VAT flat rate scheme


From 1st April 2017, all businesses under the flat rate scheme will be required to determine whether they fall under the definition of a ‘limited cost trader’. A new 16.5 flat rate percentage will apply to limited cost traders.


A limited cost trader is one whose VAT inclusive expenditure on ‘goods’ is either:



Anti-forestalling legislation applies to prevent any trader continuing to use a lower flat rate by issuing an invoice or receiving a payment before 1 April 2017 for services supplied after that date.


HMRC will publish further instructions prior to 1st April 2017.


We will be contacting all applicable clients to assess and advise on the best course of action.


Public sector contractors


From 6th April 2017, individuals operating through a limited company in the public sector may be required to pay the same tax and NIC as a directly employed individual.


The new rules will require public sector employers, and those providing labour services to the public sector, to assess whether they are exercising control, direction or supervision over the worker. If that is the case, PAYE income tax and/or NIC will be withheld from the payments they make to the limited company.


The 5% tax-free allowance that is currently available to limited companies subject to IR35 will be removed for those working in the public sector subject to the new rules


The detailed guidance will shortly be issued and we will advise our applicable clients on the best course of action.


Termination payments


From 2018/19, termination payments in excess of the £30,000 exemption will be subject to employer’s national insurance contributions (NIC).


It is common for employers to structure termination arrangements so that there is no contractual payment in lieu of notice (PILON) so that the entire payment can be tax free.


Proposed new rules will apply so that if a termination payment is paid with no PILON, a deemed portion of the termination payment will be deemed to to be salary subject to income tax and NIC. The £30,000 income tax and NIC exemption can apply to the balance remaining.


Corporation tax rate


As we previously announced, the government have confirmed that the CT rate will be reduced from 20% to 19% from 01/04/17 and to 17% from 01/04/20.


Pension contributions


Under the current rules, contributions of up to £40,000 a year (plus any carried forward additions) to an individual’s pension funds obtain tax relief.

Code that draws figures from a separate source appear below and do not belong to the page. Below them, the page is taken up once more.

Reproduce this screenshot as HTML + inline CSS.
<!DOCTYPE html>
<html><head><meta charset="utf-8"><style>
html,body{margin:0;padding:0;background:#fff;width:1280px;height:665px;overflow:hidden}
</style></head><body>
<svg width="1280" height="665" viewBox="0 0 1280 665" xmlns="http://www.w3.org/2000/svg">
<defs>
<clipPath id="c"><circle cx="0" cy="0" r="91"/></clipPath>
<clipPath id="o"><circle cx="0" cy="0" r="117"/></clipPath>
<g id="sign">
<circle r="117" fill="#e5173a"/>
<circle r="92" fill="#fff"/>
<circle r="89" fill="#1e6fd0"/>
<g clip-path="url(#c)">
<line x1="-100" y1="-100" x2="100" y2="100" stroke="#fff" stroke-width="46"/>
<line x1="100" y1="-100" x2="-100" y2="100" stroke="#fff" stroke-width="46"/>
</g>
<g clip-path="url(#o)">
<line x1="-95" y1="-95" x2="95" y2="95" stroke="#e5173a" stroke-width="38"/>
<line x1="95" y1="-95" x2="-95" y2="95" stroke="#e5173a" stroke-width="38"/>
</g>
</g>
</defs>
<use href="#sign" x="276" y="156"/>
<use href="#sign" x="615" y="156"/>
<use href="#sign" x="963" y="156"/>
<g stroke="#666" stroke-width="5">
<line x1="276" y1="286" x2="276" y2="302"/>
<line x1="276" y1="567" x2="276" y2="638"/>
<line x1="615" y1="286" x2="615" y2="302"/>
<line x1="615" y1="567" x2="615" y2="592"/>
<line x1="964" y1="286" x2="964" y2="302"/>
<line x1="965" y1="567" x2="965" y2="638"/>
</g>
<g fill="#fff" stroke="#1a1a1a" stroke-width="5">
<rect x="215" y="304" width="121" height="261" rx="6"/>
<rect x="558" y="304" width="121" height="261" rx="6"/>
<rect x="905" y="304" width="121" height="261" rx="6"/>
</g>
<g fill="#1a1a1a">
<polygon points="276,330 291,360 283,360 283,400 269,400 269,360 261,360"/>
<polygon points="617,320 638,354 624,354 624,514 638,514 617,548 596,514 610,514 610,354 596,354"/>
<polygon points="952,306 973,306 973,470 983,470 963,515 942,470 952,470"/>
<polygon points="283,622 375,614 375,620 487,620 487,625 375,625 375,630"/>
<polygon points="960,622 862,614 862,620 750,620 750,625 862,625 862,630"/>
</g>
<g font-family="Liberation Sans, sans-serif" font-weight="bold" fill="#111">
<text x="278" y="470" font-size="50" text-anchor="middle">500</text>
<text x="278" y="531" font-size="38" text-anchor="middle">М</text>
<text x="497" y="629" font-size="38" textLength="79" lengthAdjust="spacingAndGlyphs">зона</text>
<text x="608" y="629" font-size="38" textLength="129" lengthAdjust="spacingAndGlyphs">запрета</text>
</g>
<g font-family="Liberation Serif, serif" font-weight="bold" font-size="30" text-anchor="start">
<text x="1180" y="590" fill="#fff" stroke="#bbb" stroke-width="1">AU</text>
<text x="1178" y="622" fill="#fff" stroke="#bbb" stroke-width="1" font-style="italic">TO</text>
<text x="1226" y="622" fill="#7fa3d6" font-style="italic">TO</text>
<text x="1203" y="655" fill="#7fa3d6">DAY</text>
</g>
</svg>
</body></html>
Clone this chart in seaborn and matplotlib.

There are restrictions on this amount for individuals aged 55 or over who have already accessed their pension fund via flexible drawdown where a Money Purchase Annual Allowance (MPAA) applies and tax relief is only given on the first £10,000 of pension contributions. The purpose of this restriction is to stop individuals ‘recycling’ tax relief by making contributions to obtain tax relief, withdrawing the funds, and then making further contributions that attract tax relief.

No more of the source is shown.